Print the listing in its entirety and exactly, leaving out images.

►

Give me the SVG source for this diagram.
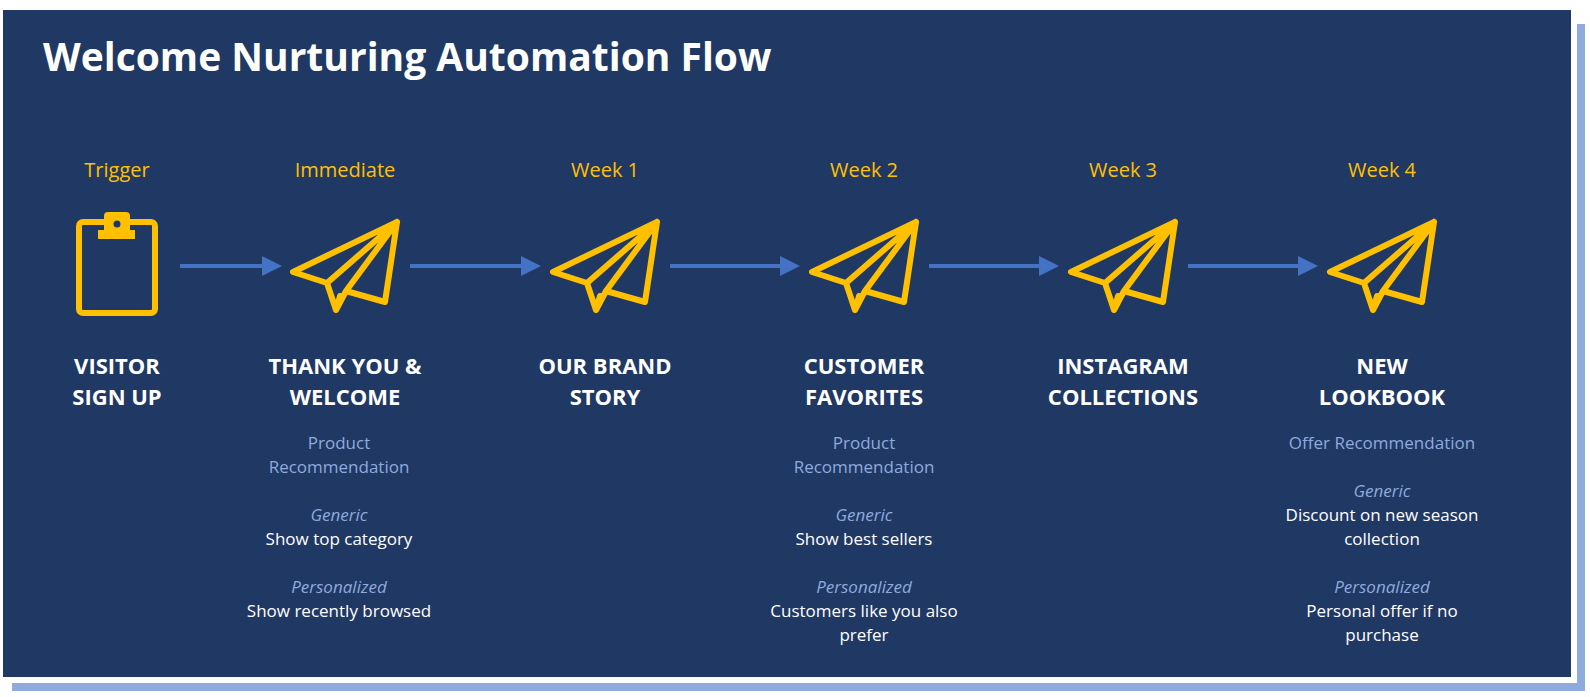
<svg xmlns="http://www.w3.org/2000/svg" width="1590" height="697" viewBox="0 0 1590 697">
<style>
text{font-family:"Open Sans","Noto Sans","Liberation Sans",sans-serif;text-anchor:middle}
.t{fill:#FFC000;font-size:20px}
.h{fill:#fff;font-size:22px;font-weight:bold}
.s{fill:#8FAADC;font-size:17px}
.si{fill:#8FAADC;font-size:17px;font-style:italic}
.w{fill:#fff;font-size:17px}
.ic{fill:none;stroke:#FFC000;stroke-width:6;stroke-linejoin:round;stroke-linecap:round}
.c{stroke:#4472C4;stroke-width:4;fill:none}
</style>
<defs>
<marker id="a" markerWidth="5" markerHeight="5" refX="4" refY="2.5" orient="auto" markerUnits="strokeWidth"><path d="M0,0 L5,2.5 L0,5 Z" fill="#4472C4"/></marker>
<path id="plane" d="M52,-44 L-52,6 L-18,17 L-9,44 L1,25 L40,36 Z M-18,17 L52,-44 M1,25 L52,-44 M-9,44 L-5,30"/>
</defs>
<rect x="12" y="24" width="1573" height="667" fill="#8FAADC"/>
<rect x="0" y="8" width="1577" height="675" fill="#fff"/>
<rect x="3" y="10" width="1568" height="667" fill="#203864"/>
<text x="43" y="71" style="text-anchor:start;fill:#fff;font-size:39px;font-weight:bold">Welcome Nurturing Automation Flow</text>
<g id="connectors">
<line class="c" x1="180" y1="266" x2="278" y2="266" marker-end="url(#a)"/>
<line class="c" x1="410" y1="266" x2="537" y2="266" marker-end="url(#a)"/>
<line class="c" x1="670" y1="266" x2="796" y2="266" marker-end="url(#a)"/>
<line class="c" x1="929" y1="266" x2="1055" y2="266" marker-end="url(#a)"/>
<line class="c" x1="1188" y1="266" x2="1314" y2="266" marker-end="url(#a)"/>
</g>
<g id="n1">
<text class="t" x="117" y="177">Trigger</text>
<rect class="ic" x="79" y="222" width="76" height="91" rx="4"/>
<path d="M104,216 Q104,212 108,212 L126,212 Q130,212 130,216 L130,230 L135,230 L135,239 L98,239 L98,230 L104,230 Z" fill="#FFC000"/>
<circle cx="117" cy="224" r="3.5" fill="#203864"/>
<text class="h" x="117" y="374">VISITOR</text>
<text class="h" x="117" y="405">SIGN UP</text>
</g>
<g id="n2">
<text class="t" x="345" y="177">Immediate</text>
<use href="#plane" class="ic" transform="translate(345,266)"/>
<text class="h" x="345" y="374">THANK YOU &amp;</text>
<text class="h" x="345" y="405">WELCOME</text>
<text class="s" x="339" y="449">Product</text>
<text class="s" x="339" y="473">Recommendation</text>
<text class="si" x="339" y="521">Generic</text>
<text class="w" x="339" y="545">Show top category</text>
<text class="si" x="339" y="593">Personalized</text>
<text class="w" x="339" y="617">Show recently browsed</text>
</g>
<g id="n3">
<text class="t" x="605" y="177">Week 1</text>
<use href="#plane" class="ic" transform="translate(605,266)"/>
<text class="h" x="605" y="374">OUR BRAND</text>
<text class="h" x="605" y="405">STORY</text>
</g>
<g id="n4">
<text class="t" x="864" y="177">Week 2</text>
<use href="#plane" class="ic" transform="translate(864,266)"/>
<text class="h" x="864" y="374">CUSTOMER</text>
<text class="h" x="864" y="405">FAVORITES</text>
<text class="s" x="864" y="449">Product</text>
<text class="s" x="864" y="473">Recommendation</text>
<text class="si" x="864" y="521">Generic</text>
<text class="w" x="864" y="545">Show best sellers</text>
<text class="si" x="864" y="593">Personalized</text>
<text class="w" x="864" y="617">Customers like you also</text>
<text class="w" x="864" y="641">prefer</text>
</g>
<g id="n5">
<text class="t" x="1123" y="177">Week 3</text>
<use href="#plane" class="ic" transform="translate(1123,266)"/>
<text class="h" x="1123" y="374">INSTAGRAM</text>
<text class="h" x="1123" y="405">COLLECTIONS</text>
</g>
<g id="n6">
<text class="t" x="1382" y="177">Week 4</text>
<use href="#plane" class="ic" transform="translate(1382,266)"/>
<text class="h" x="1382" y="374">NEW</text>
<text class="h" x="1382" y="405">LOOKBOOK</text>
<text class="s" x="1382" y="449">Offer Recommendation</text>
<text class="si" x="1382" y="497">Generic</text>
<text class="w" x="1382" y="521">Discount on new season</text>
<text class="w" x="1382" y="545">collection</text>
<text class="si" x="1382" y="593">Personalized</text>
<text class="w" x="1382" y="617">Personal offer if no</text>
<text class="w" x="1382" y="641">purchase</text>
</g>
</svg>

◄

*RESULT BELOW*:
Give me the SVG source for this diagram.
<svg xmlns="http://www.w3.org/2000/svg" width="1590" height="697" viewBox="0 0 1590 697">
<style>
text{font-family:"Open Sans","Noto Sans","Liberation Sans",sans-serif;text-anchor:middle}
.t{fill:#FFC000;font-size:20px}
.h{fill:#fff;font-size:22px;font-weight:bold}
.s{fill:#8FAADC;font-size:17px}
.si{fill:#8FAADC;font-size:17px;font-style:italic}
.w{fill:#fff;font-size:17px}
.ic{fill:none;stroke:#FFC000;stroke-width:6;stroke-linejoin:round;stroke-linecap:round}
.c{stroke:#4472C4;stroke-width:4;fill:none}
</style>
<defs>
<marker id="a" markerWidth="5" markerHeight="5" refX="4" refY="2.5" orient="auto" markerUnits="strokeWidth"><path d="M0,0 L5,2.5 L0,5 Z" fill="#4472C4"/></marker>
<path id="plane" d="M52,-44 L-52,6 L-18,17 L-9,44 L1,25 L40,36 Z M-18,17 L52,-44 M1,25 L52,-44 M-9,44 L-5,30"/>
</defs>
<rect x="12" y="24" width="1573" height="667" fill="#8FAADC"/>
<rect x="0" y="8" width="1577" height="675" fill="#fff"/>
<rect x="3" y="10" width="1568" height="667" fill="#203864"/>
<text x="43" y="71" style="text-anchor:start;fill:#fff;font-size:39px;font-weight:bold">Welcome Nurturing Automation Flow</text>
<g id="connectors">
<line class="c" x1="180" y1="266" x2="278" y2="266" marker-end="url(#a)"/>
<line class="c" x1="410" y1="266" x2="537" y2="266" marker-end="url(#a)"/>
<line class="c" x1="670" y1="266" x2="796" y2="266" marker-end="url(#a)"/>
<line class="c" x1="929" y1="266" x2="1055" y2="266" marker-end="url(#a)"/>
<line class="c" x1="1188" y1="266" x2="1314" y2="266" marker-end="url(#a)"/>
</g>
<g id="n1">
<text class="t" x="117" y="177">Trigger</text>
<rect class="ic" x="79" y="222" width="76" height="91" rx="4"/>
<path d="M104,216 Q104,212 108,212 L126,212 Q130,212 130,216 L130,230 L135,230 L135,239 L98,239 L98,230 L104,230 Z" fill="#FFC000"/>
<circle cx="117" cy="224" r="3.5" fill="#203864"/>
<text class="h" x="117" y="374">VISITOR</text>
<text class="h" x="117" y="405">SIGN UP</text>
</g>
<g id="n2">
<text class="t" x="345" y="177">Immediate</text>
<use href="#plane" class="ic" transform="translate(345,266)"/>
<text class="h" x="345" y="374">THANK YOU &amp;</text>
<text class="h" x="345" y="405">WELCOME</text>
<text class="s" x="339" y="449">Product</text>
<text class="s" x="339" y="473">Recommendation</text>
<text class="si" x="339" y="521">Generic</text>
<text class="w" x="339" y="545">Show top category</text>
<text class="si" x="339" y="593">Personalized</text>
<text class="w" x="339" y="617">Show recently browsed</text>
</g>
<g id="n3">
<text class="t" x="605" y="177">Week 1</text>
<use href="#plane" class="ic" transform="translate(605,266)"/>
<text class="h" x="605" y="374">OUR BRAND</text>
<text class="h" x="605" y="405">STORY</text>
</g>
<g id="n4">
<text class="t" x="864" y="177">Week 2</text>
<use href="#plane" class="ic" transform="translate(864,266)"/>
<text class="h" x="864" y="374">CUSTOMER</text>
<text class="h" x="864" y="405">FAVORITES</text>
<text class="s" x="864" y="449">Product</text>
<text class="s" x="864" y="473">Recommendation</text>
<text class="si" x="864" y="521">Generic</text>
<text class="w" x="864" y="545">Show best sellers</text>
<text class="si" x="864" y="593">Personalized</text>
<text class="w" x="864" y="617">Customers like you also</text>
<text class="w" x="864" y="641">prefer</text>
</g>
<g id="n5">
<text class="t" x="1123" y="177">Week 3</text>
<use href="#plane" class="ic" transform="translate(1123,266)"/>
<text class="h" x="1123" y="374">INSTAGRAM</text>
<text class="h" x="1123" y="405">COLLECTIONS</text>
</g>
<g id="n6">
<text class="t" x="1382" y="177">Week 4</text>
<use href="#plane" class="ic" transform="translate(1382,266)"/>
<text class="h" x="1382" y="374">NEW</text>
<text class="h" x="1382" y="405">LOOKBOOK</text>
<text class="s" x="1382" y="449">Offer Recommendation</text>
<text class="si" x="1382" y="497">Generic</text>
<text class="w" x="1382" y="521">Discount on new season</text>
<text class="w" x="1382" y="545">collection</text>
<text class="si" x="1382" y="593">Personalized</text>
<text class="w" x="1382" y="617">Personal offer if no</text>
<text class="w" x="1382" y="641">purchase</text>
</g>
</svg>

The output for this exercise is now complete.